Instructions to follow
Leave out the pictures and repeat the data exactly.
[START]
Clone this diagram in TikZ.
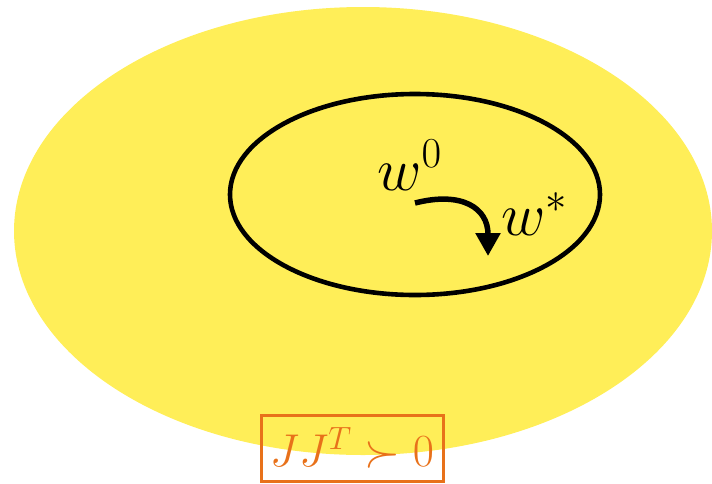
\documentclass[tikz,border=0pt]{standalone}
\usepackage{fix-cm}
\usetikzlibrary{arrows.meta}
\definecolor{sunyellow}{RGB}{255,238,88}
\definecolor{boxorange}{RGB}{232,113,26}
\tikzset{
  bigmath/.style={inner sep=0pt, font=\fontsize{61}{72}\selectfont},
  condbox/.style={draw=boxorange, line width=3pt, text=boxorange, inner sep=0pt,
    minimum width=182pt, minimum height=66pt, font=\fontsize{46}{54}\selectfont},
}
\begin{document}
\begin{tikzpicture}[x=1pt,y=-1pt]
\useasboundingbox (0,0) rectangle (712,483);
\clip (0,0) rectangle (712,483);
\fill[sunyellow] (363,231) ellipse [x radius=349, y radius=224];
\draw[line width=4.6pt] (415,194.5) ellipse [x radius=185, y radius=100.5];
\node[bigmath, anchor=base west] (w0) at (377,190) {$w^0$};
\node[bigmath, anchor=base west] (ws) at (501,235) {$w^*$};
\coordinate (s) at (415,203);
\coordinate (t) at (488,256);
\draw[line width=5.5pt, -{Triangle[length=23pt,width=24pt]}] (s) .. controls (462,191) and (488,208) .. (t);
\node[condbox] (cond) at (352,448) {$JJ^T \succ 0$};
\end{tikzpicture}
\end{document}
[END]
Expected answer
Clone this diagram in TikZ.
\documentclass[tikz,border=0pt]{standalone}
\usepackage{fix-cm}
\usetikzlibrary{arrows.meta}
\definecolor{sunyellow}{RGB}{255,238,88}
\definecolor{boxorange}{RGB}{232,113,26}
\tikzset{
  bigmath/.style={inner sep=0pt, font=\fontsize{61}{72}\selectfont},
  condbox/.style={draw=boxorange, line width=3pt, text=boxorange, inner sep=0pt,
    minimum width=182pt, minimum height=66pt, font=\fontsize{46}{54}\selectfont},
}
\begin{document}
\begin{tikzpicture}[x=1pt,y=-1pt]
\useasboundingbox (0,0) rectangle (712,483);
\clip (0,0) rectangle (712,483);
\fill[sunyellow] (363,231) ellipse [x radius=349, y radius=224];
\draw[line width=4.6pt] (415,194.5) ellipse [x radius=185, y radius=100.5];
\node[bigmath, anchor=base west] (w0) at (377,190) {$w^0$};
\node[bigmath, anchor=base west] (ws) at (501,235) {$w^*$};
\coordinate (s) at (415,203);
\coordinate (t) at (488,256);
\draw[line width=5.5pt, -{Triangle[length=23pt,width=24pt]}] (s) .. controls (462,191) and (488,208) .. (t);
\node[condbox] (cond) at (352,448) {$JJ^T \succ 0$};
\end{tikzpicture}
\end{document}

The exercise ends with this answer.